Южный был не самым уютным для жизни и службы местом. Штаб батальона от штаба полка отделяли 230 километров, а это само по себе предопределяет весьма высокую самостоятельность комбата. В его ведении находится абсолютно все, включая заготовку овощей для солдатского котла и взаимоотношения с местной властью. И самое главное — боевая служба своих солдат и офицеров. Подчеркиваю — боевая. Подчеркиваю — каждый день с оружием в руках.
Почти сразу же после того, как я принял батальон, мне пришлось познакомиться с весьма странной жизненной позицией своего заместителя по политической части, в то время заочно учившегося в Военно-политической академии имени В.И. Ленина.
Не стану называть его фамилию. Он и сегодня жив-здоров, хотя уже и не служит.
Так вот он напрямик высказал свое жизненное кредо, заключавшееся в том, что офицер, окончивший академию, может дальше как бы и не работать. Дескать, академический ромбик, словно поплавок, будет все время держать его на поверхности. Я отнесся к такой точке зрения скептически. Спросил замполита: «Получается, что ты становишься вроде как почетным офицером и больше ничего делать не надо?»
Жизнь доказала, что человек с такими настроениями очень быстро перестает реалистично оценивать себя и свое место в строю.
Вскоре мне пришлось выехать на сборы в Ростов-на-Дону. На обратном пути мы с начальником штаба батальона приехали в штаб своего полка, чтобы после решения служебных вопросов отправиться домой на своей батальонной машине. Вроде бы должна она подойти с минуты на минуту. Стоим, мерзнем, а «уазика» нет. В конце концов за нами пришел грузовик. Я спросил: «Что случилось?» Водитель ответил: «Так ведь на командирской машине замполит уехал на охоту».
На следующий день в брезентовом тенте «уазика» я увидел аккуратную дырку — след от случайного выстрела. Замполит и не думал отпираться: «Да, на охоту… Да, случайный выстрел…» Вот только на мой вопрос: «Кто вам разрешил туда ездить?», ответил так, как думал: «Ну я же оставался за комбата. Почему я у кого-то должен спрашивать разрешение?»

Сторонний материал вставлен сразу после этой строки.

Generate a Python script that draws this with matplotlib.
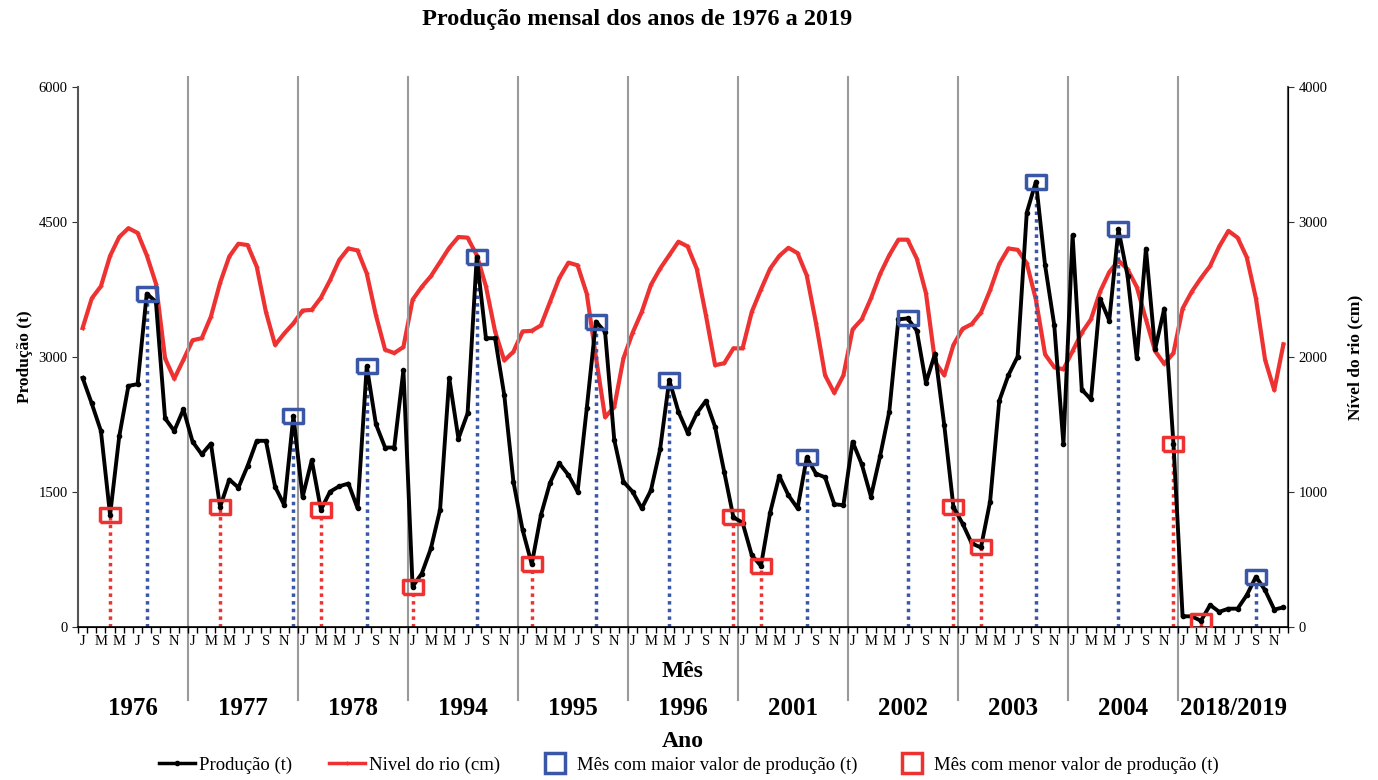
import numpy as np
import matplotlib.pyplot as plt
from matplotlib.lines import Line2D

plt.rcParams['font.family'] = ['Liberation Serif', 'DejaVu Serif']

# grupos de anos e meses
anos = ['1976', '1977', '1978', '1994', '1995', '1996',
        '2001', '2002', '2003', '2004', '2018/2019']
meses = ['J', 'F', 'M', 'A', 'M', 'J', 'J', 'A', 'S', 'O', 'N', 'D']

# producao mensal (t)
producao = [
    2770, 2485, 2180, 1245, 2120, 2680, 2700, 3705, 3615, 2320, 2180, 2420,   # 1976
    2060, 1920, 2040, 1335, 1640, 1550, 1790, 2070, 2070, 1560, 1355, 2345,   # 1977
    1445, 1855, 1305, 1505, 1565, 1595, 1320, 2900, 2255, 1995, 1995, 2855,   # 1978
    450, 595, 875, 1305, 2765, 2095, 2375, 4115, 3210, 3210, 2580, 1615,      # 1994
    1080, 700, 1245, 1605, 1820, 1690, 1505, 2430, 3395, 3280, 2080, 1615,    # 1995
    1505, 1320, 1520, 1975, 2745, 2395, 2160, 2375, 2515, 2225, 1725, 1220,   # 1996
    1160, 800, 680, 1270, 1680, 1465, 1320, 1885, 1705, 1665, 1365, 1355,     # 2001
    2060, 1810, 1450, 1900, 2395, 3420, 3430, 3295, 2715, 3040, 2245, 1335,   # 2002
    1150, 930, 885, 1395, 2515, 2800, 3005, 4605, 4950, 4020, 3355, 2035,     # 2003
    4355, 2640, 2530, 3650, 3405, 4420, 3900, 2985, 4205, 3085, 3540, 2040,   # 2004
    120, 120, 70, 245, 170, 205, 205, 355, 560, 410, 195, 220,                # 2018/2019
]

# nivel do rio (cm)
nivel_rio = [
    2215, 2435, 2525, 2750, 2890, 2955, 2920, 2755, 2545, 1990, 1840, 1980,   # 1976
    2125, 2140, 2300, 2550, 2745, 2840, 2830, 2670, 2335, 2090, 2175, 2250,   # 1977
    2345, 2350, 2440, 2570, 2720, 2805, 2790, 2620, 2310, 2055, 2030, 2075,   # 1978
    2425, 2520, 2600, 2705, 2810, 2890, 2885, 2755, 2525, 2190, 1975, 2040,   # 1994
    2190, 2195, 2235, 2410, 2585, 2700, 2680, 2470, 2000, 1555, 1630, 1990,   # 1995
    2180, 2335, 2535, 2655, 2755, 2855, 2820, 2655, 2310, 1940, 1955, 2065,   # 1996
    2065, 2335, 2500, 2655, 2750, 2810, 2770, 2605, 2255, 1865, 1735, 1865,   # 2001
    2205, 2280, 2435, 2615, 2755, 2870, 2870, 2730, 2475, 1965, 1865, 2090,   # 2002
    2210, 2245, 2330, 2495, 2690, 2805, 2795, 2695, 2425, 2020, 1925, 1910,   # 2003
    2045, 2180, 2280, 2485, 2630, 2715, 2650, 2520, 2280, 2045, 1950, 2030,   # 2004
    2360, 2485, 2585, 2675, 2820, 2935, 2885, 2740, 2435, 1980, 1755, 2095,   # 2018/2019
]

prod = np.array(producao)
rio = np.array(nivel_rio)
x = np.arange(len(prod))

# mes de maior / menor producao em cada grupo
idx_max = [i * 12 + np.argmax(prod[i * 12:(i + 1) * 12]) for i in range(len(anos))]
idx_min = [i * 12 + np.argmin(prod[i * 12:(i + 1) * 12]) for i in range(len(anos))]

azul = '#3a56a6'
vermelho = '#ee3232'

# quadrado um pouco mais largo que alto
quad = [(-1.3, -1), (1.3, -1), (1.3, 1), (-1.3, 1), (-1.3, -1)]

fig = plt.figure(figsize=(13.78, 7.8), dpi=100)
ax = fig.add_axes([0.0566, 0.196, 0.8781, 0.6923])
ax2 = ax.twinx()

# nivel do rio (eixo direito)
ax2.plot(x, rio, color=vermelho, lw=3, marker='+', ms=3, mew=1, zorder=2)
ax2.set_ylim(0, 4000)
ax2.set_yticks([0, 1000, 2000, 3000, 4000])

# producao por cima
ax.set_zorder(ax2.get_zorder() + 1)
ax.patch.set_visible(False)
ax.vlines(idx_max, 0, prod[idx_max], colors=azul, linestyles=(0, (1, 1.2)), lw=2.5, zorder=2)
ax.vlines(idx_min, 0, prod[idx_min], colors=vermelho, linestyles=(0, (1, 1.2)), lw=2.5, zorder=2)
ax.plot(x, prod, color='black', lw=2.8, marker='o', ms=3, zorder=3)
ax.plot(idx_max, prod[idx_max], ls='none', marker=quad, ms=14, mfc='none', mec=azul, mew=2.5, zorder=4)
ax.plot(idx_min, prod[idx_min], ls='none', marker=quad, ms=14, mfc='none', mec=vermelho, mew=2.5, zorder=4)

ax.set_ylim(0, 6000)
ax.set_yticks([0, 1500, 3000, 4500, 6000])
ax.set_xlim(-0.5, len(prod) - 0.5)

# rotulos dos meses
ax.set_xticks([i for i in x if i % 2 == 0])
ax.set_xticklabels([meses[i % 12] for i in x if i % 2 == 0], fontsize=10.5)
ax.set_xticks(np.arange(-0.5, len(prod)), minor=True)
ax.tick_params(axis='x', which='major', length=0, pad=6)
ax.tick_params(axis='x', which='minor', length=4, width=1, direction='out')
ax.tick_params(axis='y', labelsize=10.5, length=4, colors='#333333', labelcolor='black')
ax2.tick_params(axis='y', labelsize=10.5, length=4, colors='#333333', labelcolor='black')

for a in (ax, ax2):
    a.spines['top'].set_visible(False)
ax2.spines['left'].set_visible(False)
ax.spines['left'].set_color('#555555')
ax2.spines['right'].set_color('#555555')
ax.spines['left'].set_linewidth(1.5)
ax2.spines['right'].set_linewidth(1.5)
ax.spines['bottom'].set_linewidth(1.2)

# separadores dos anos e rotulos
trans = ax.get_xaxis_transform()
for k in range(1, len(anos)):
    ax.plot([k * 12 - 0.5] * 2, [-0.135, 1.018], color='#9a9a9a', lw=1.5,
            transform=trans, clip_on=False, zorder=1)
for k, ano in enumerate(anos):
    ax.text(k * 12 + 5.5, -0.15, ano, transform=trans, ha='center', va='center',
            fontsize=18, fontweight='bold')

ax.text(0.5, -0.083, 'Mês', transform=ax.transAxes, ha='center', va='center',
        fontsize=17, fontweight='bold')
ax.text(0.5, -0.212, 'Ano', transform=ax.transAxes, ha='center', va='center',
        fontsize=17, fontweight='bold')

ax.set_ylabel('Produção (t)', fontsize=12.5, fontweight='bold', labelpad=4)
ax2.set_ylabel('Nível do rio (cm)', fontsize=12.5, fontweight='bold', labelpad=14)

fig.suptitle('Produção mensal dos anos de 1976 a 2019', x=0.462, y=0.988,
             fontsize=17.5, fontweight='bold')

handles = [
    Line2D([], [], color='black', lw=2.5, marker='o', ms=3),
    Line2D([], [], color=vermelho, lw=2.5, marker='+', ms=3),
    Line2D([], [], ls='none', marker='s', ms=14, mfc='none', mec=azul, mew=2.5),
    Line2D([], [], ls='none', marker='s', ms=14, mfc='none', mec=vermelho, mew=2.5),
]
labels = ['Produção (t)', 'Nivel do rio (cm)', 'Mês com maior valor de produção (t)',
          'Mês com menor valor de produção (t)']
fig.legend(handles, labels, loc='lower center', bbox_to_anchor=(0.5, -0.014), ncol=4,
           frameon=False, fontsize=13.5, handlelength=1.9, handletextpad=0.2,
           columnspacing=2.0)

fig.savefig('out.png', dpi=100)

Пришлось этого офицера поставить на место. Мгновенно принял решение: «Чтобы вам в будущем было понятно, у кого вы должны спрашивать разрешение — я объявляю вам выговор!» С этим выговором от так и ходил восемь месяцев, пока я не снял его в преддверии своего перевода в Астрахань на должность начальника штаба 615-го полка, который также входил в состав нашей 54-й Ростовской дивизии ВВ МВД СССР.
В астраханском полку, которым в ту пору командовал Саламгерий Касполатович Царахов, будущий генерал-майор и начальник Саратовского высшего военного командного училища внутренних войск им. Дзержинского, мои новые сослуживцы тоже поначалу отнеслись к моему назначению с некоторой долей скептицизма: всего лишь капитан, а уже начальник штаба полка… Тем более, что командовать мне пришлось офицерами, которые были старше меня и по возрасту, и по званию: старший помощник начальника штаба — подполковник, помощники — майоры. Но, как оказалось впоследствии, это был чрезвычайно дружный офицерский коллектив, который после обычной притирки человека к человеку, хорошо принял меня и работал чрезвычайно эффективно.
О профессионализме командования этого полка можно судить хотя бы по тому, что мой тогдашний заместитель Михаил Лабунец впоследствии станет генерал-полковником, командующим войсками Северо-Кавказского округа ВВ МВД России, а заместитель начальника политотдела полка Анатолий Пониделко — генерал-лейтенантом, начальником ГУВД Санкт-Петербурга и Ленинградской области. Я был искренне рад, что мои однокашники по училищу за это время возмужали и стали высококлассными специалистами. С ними было легко работать, и мы понимали друг друга с полуслова. Вскоре на моих погонах появилась майорская звезда. Но далеко не сразу — опыт управления штабом полка, в котором в то время служило чуть более тысячи человек.